**What the task requires**
Print, exactly and with both ends included, the lines below that run from the one containing "Write a Python" to the one containing "import plotly.graph_objects as go". Pictures are omitted.

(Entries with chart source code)
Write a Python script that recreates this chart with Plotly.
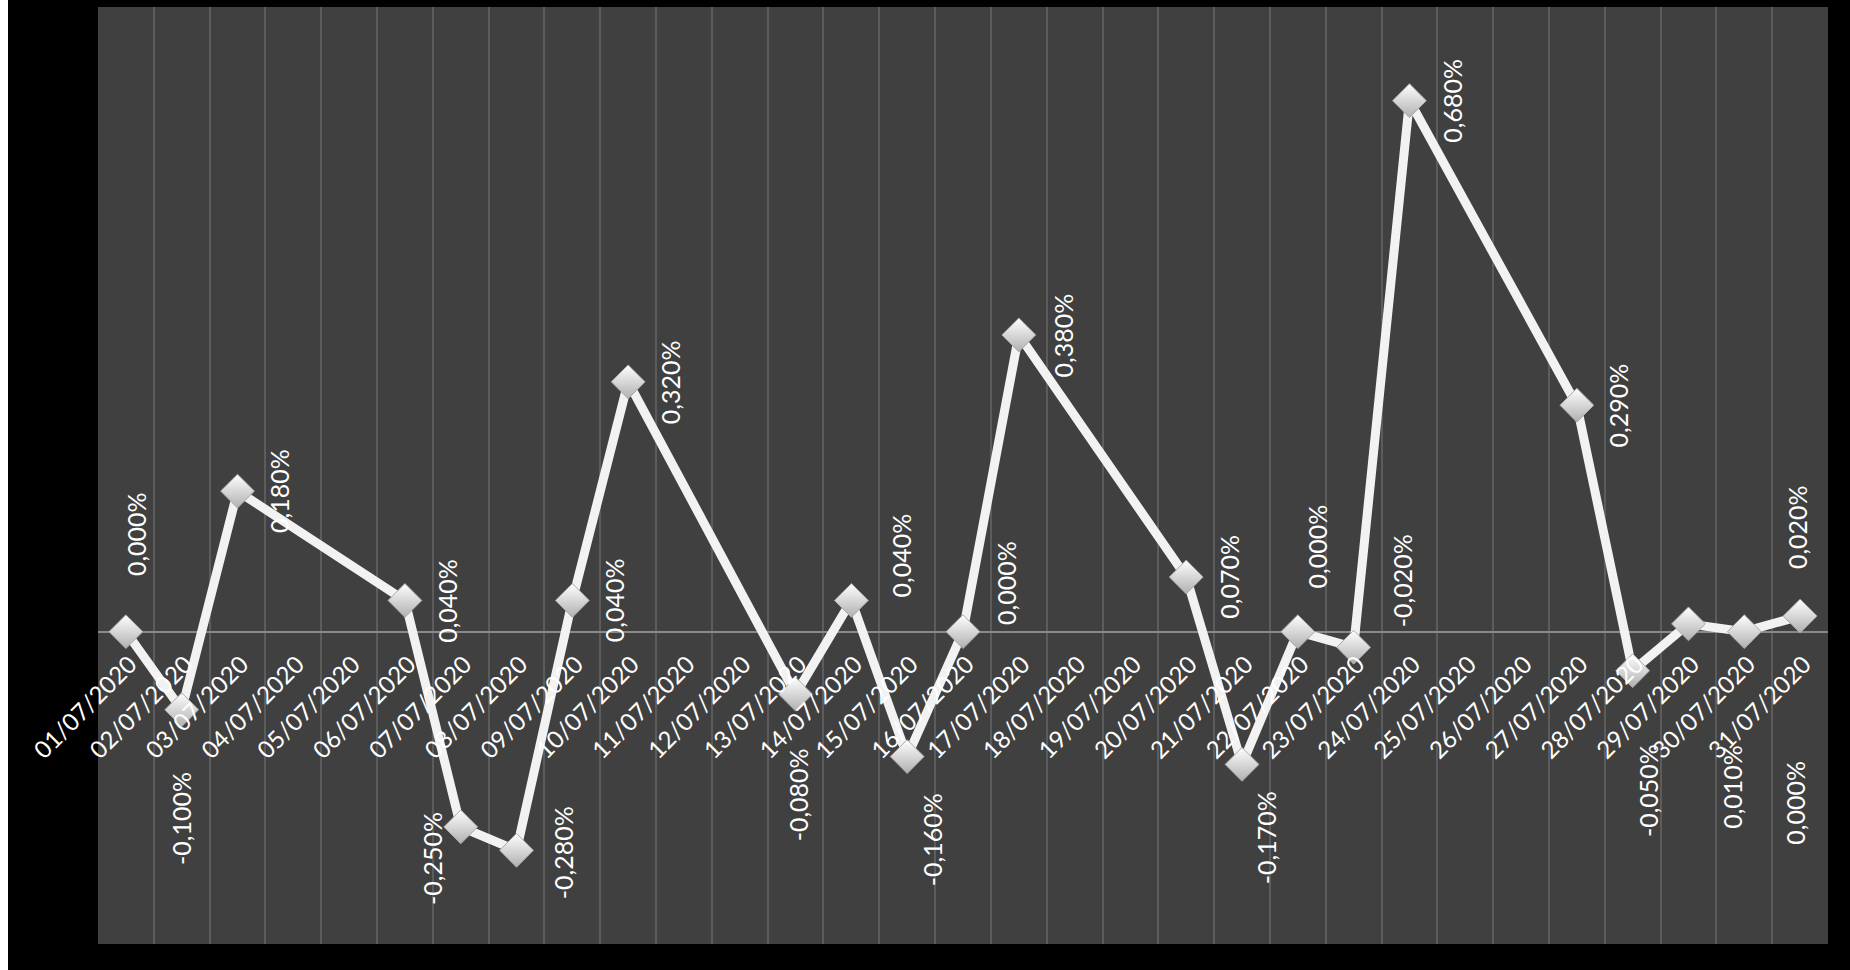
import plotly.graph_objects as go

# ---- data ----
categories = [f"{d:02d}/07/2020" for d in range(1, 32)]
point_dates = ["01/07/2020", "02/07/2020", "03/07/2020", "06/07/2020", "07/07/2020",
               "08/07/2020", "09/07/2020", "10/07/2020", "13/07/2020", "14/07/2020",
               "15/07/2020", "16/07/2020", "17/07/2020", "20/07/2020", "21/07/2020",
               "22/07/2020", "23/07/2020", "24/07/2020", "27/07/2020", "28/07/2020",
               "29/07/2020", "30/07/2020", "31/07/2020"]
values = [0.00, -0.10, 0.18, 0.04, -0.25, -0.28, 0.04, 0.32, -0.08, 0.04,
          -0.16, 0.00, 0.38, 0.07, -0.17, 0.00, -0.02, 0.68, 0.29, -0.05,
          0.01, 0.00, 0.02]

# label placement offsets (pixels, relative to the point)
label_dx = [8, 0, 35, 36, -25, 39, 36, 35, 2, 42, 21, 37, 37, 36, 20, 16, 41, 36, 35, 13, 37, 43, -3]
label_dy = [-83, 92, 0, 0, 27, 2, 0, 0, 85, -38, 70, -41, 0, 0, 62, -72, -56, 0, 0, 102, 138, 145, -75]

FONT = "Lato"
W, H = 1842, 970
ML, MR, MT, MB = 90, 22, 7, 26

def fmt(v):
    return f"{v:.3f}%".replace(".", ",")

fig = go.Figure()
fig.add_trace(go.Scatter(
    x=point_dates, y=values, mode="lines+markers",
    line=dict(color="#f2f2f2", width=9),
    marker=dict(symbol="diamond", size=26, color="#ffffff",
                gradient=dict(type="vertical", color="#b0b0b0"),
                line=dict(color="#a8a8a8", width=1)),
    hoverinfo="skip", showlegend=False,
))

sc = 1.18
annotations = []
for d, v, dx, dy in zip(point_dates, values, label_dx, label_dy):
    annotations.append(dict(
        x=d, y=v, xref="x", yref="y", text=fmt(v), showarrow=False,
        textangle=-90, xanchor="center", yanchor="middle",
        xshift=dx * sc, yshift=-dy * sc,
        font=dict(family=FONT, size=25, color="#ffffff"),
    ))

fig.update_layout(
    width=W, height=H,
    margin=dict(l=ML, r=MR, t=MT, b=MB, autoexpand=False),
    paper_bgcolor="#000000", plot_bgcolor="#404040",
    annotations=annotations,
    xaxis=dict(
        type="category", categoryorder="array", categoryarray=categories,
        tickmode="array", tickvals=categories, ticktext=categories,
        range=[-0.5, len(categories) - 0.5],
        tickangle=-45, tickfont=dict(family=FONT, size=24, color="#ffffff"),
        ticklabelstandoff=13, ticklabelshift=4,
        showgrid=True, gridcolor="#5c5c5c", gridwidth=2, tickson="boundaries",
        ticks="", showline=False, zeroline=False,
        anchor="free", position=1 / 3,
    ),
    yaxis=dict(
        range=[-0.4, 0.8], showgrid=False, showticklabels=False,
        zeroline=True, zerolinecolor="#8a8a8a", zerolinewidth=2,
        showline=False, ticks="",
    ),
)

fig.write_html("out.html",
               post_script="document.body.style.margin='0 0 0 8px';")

...

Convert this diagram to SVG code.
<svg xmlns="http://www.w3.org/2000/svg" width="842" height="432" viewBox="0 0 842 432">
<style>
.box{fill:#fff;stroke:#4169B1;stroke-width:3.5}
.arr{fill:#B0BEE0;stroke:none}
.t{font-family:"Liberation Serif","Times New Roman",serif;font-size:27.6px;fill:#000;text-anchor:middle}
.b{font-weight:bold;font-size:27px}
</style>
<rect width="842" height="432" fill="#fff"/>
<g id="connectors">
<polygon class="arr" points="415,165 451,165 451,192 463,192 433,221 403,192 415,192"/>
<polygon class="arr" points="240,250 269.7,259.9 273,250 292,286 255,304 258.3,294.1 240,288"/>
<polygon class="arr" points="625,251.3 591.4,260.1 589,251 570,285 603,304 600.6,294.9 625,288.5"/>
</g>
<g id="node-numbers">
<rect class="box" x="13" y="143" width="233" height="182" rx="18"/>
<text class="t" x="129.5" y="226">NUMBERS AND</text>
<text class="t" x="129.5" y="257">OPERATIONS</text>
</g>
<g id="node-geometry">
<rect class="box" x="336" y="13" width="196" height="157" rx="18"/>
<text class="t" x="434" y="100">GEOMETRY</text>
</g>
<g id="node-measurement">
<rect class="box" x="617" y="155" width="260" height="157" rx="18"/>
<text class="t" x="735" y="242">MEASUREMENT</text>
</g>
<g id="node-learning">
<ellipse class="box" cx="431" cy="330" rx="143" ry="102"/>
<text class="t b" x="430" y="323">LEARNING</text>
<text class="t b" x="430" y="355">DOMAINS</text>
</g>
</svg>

**Task response**
Write a Python script that recreates this chart with Plotly.
import plotly.graph_objects as go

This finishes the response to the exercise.